During our weekly chat a few weeks back, Dr. Leverenz was telling how her grading was going on our students’ second projects. It was weekend two of grading for her and given the time and attention it takes to grade editing accurately, it seemed that a third weekend of grading was inevitable.
For many professors, weekends spent grading are to be expected. But what should you expect when your grading takes three weekends? What’s more disconcerting than surrendering your well-earned free time after a long week, during which you probably worked overtime anyway, to more overtime on the weekend, for several weekends in a row? An exhausting crash on Monday comes, just when you need to be refreshed and at your best.
This approach to work is not sustainable, and yet teaching editing necessarily invites it. Editing as a practice requires careful, focused attention to detail, many details. It requires multiple “passes” or readings for error. It’s an intensive effort on the part of the editor, and the reader who receives the edited piece may never be able to appreciate all the work that goes into the piece’s preparation, nor may a critic of a missed error be able to appreciate all the other changes made in the editing process. The work is invisible.

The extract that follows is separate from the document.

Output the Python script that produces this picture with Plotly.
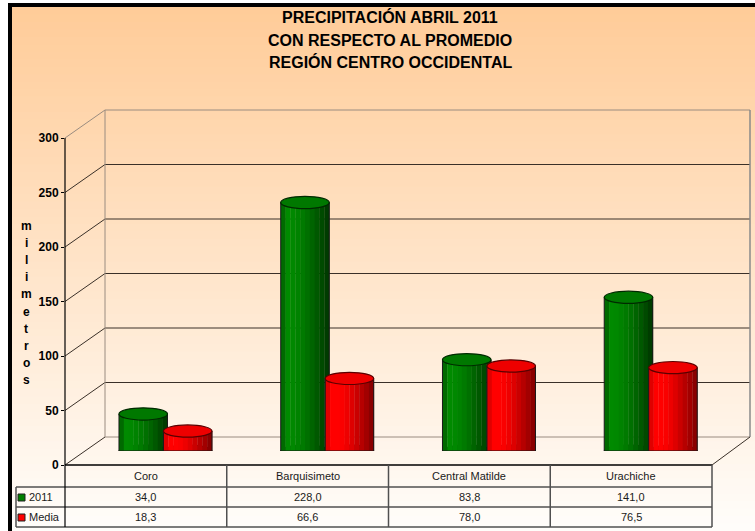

The work of grading of the editing, I’d argue, is equally invisible. The marks are on the page, the queries answered or occasional justifications made, but the time and effort that goes into grading something that required just as much time and effort means we’re giving multiple passes to a piece. We’re doing the same work as our students, plus thinking about grading, and this makes for a lot of work.
That’s not to say that grading composition papers or pieces of that sort doesn’t require intensive effort, but consider once again the attention to detail required of editors and how every error comes with greater consequences, an open invitation to criticism that a more low-stakes, freshman or sophomore composition paper may not. Because editing students work hard to learn the in’s and out’s of grammar and punctuation, it’s reasonable to expect that the one’s grading them work just as hard.
Or is it? We do, after all, have more students in an editing class than teachers. My point in all this pedagogical searching is to understand why this workload is so daunting and how we might alleviate some of it without sacrificing the quality of grading we do.
Cheryl Ball, professor at Illinois State University and editor of the online journal Kairos, said plainly, “Editing is the class that trumps all my rules for easy grading.” That comment was made in reply to a Facebook post Dr. Leverenz made on this topic. Dr. Ball quickly followed up with the only solution she could offer: “Although I did turn back a whole pile of reports to my editing students once, if I found more than four errors on the front page.”
Some editing teachers might appreciate that solution; others may have a hard time with setting the bar at four errors, arguing that it should be lower or higher. Regardless, it’s a strategy to consider. A few other possible strategies follow:
Partner up: Contact a graduate student interested in teaching an editing course or simply learning more about editing. That’s how I came to Dr. Leverenz this semester. Even though I never took a class on editing (not counting internships for credit), my past experiences in editing and writing for newspapers made the opportunity appealing to me and I was able to receive course credit for studying both Dr. Leverenz’s pedagogical methods and assisting with her teaching, i.e. grading exercises and quizzes when possible.
Save answer keys: Whether you’ve taught an editing class once or ten times, saving some of the manuscripts you grade as exercises and projects can alleviate the grading load in future semesters. Of course, these manuscripts should be replaced if they become outdated, circulated within a campus community, or prove to be not challenging enough for your students. Even so, having taught and graded the same manuscript before makes you a bit more familiar with it, and therefore, the load a little lighter.
Read first: Do you have students that consistently turn out good work? Consider reading their submissions first. Reading lets you get a better sense of the errors that even the best students will miss. Knowing the benefit of reading fist means you’ll have a better sense of what to expect from the whole class. It also means that you won’t be so harsh on that improperly linked URL because no one else in the class caught that note on the style sheet, so perhaps it needed to be highlighted in class.
Create a feedback list: As you grade, pay attention to what most students are missing. I keep a running list and then use that list as good material for discussion. In hindsight, I wish I had kept each list for each graded exercise so that we could have more closely tracked what was giving students a hard time and what improved by addressing it in class. Still, the list has helped us target specific, frequent errors and fix them. If students miss number consistency in exercise one, for example, then it should be addressed to ensure that it doesn’t continue to crop up in exercise two. Following up on the most pressing feedback points helps not only the student, but the teacher, too: fewer repeated errors to grade.
I’m sure there’s much, much more in the way of strategies. These are the ones I have relied on or learned from Dr. Leverenz. My hope is that it helps someone who stumbles across it. More selfishly, I also hope it helps me identify other strategies I can discuss in my final reflection letter on the class and makes grading editing just a little easier in the future.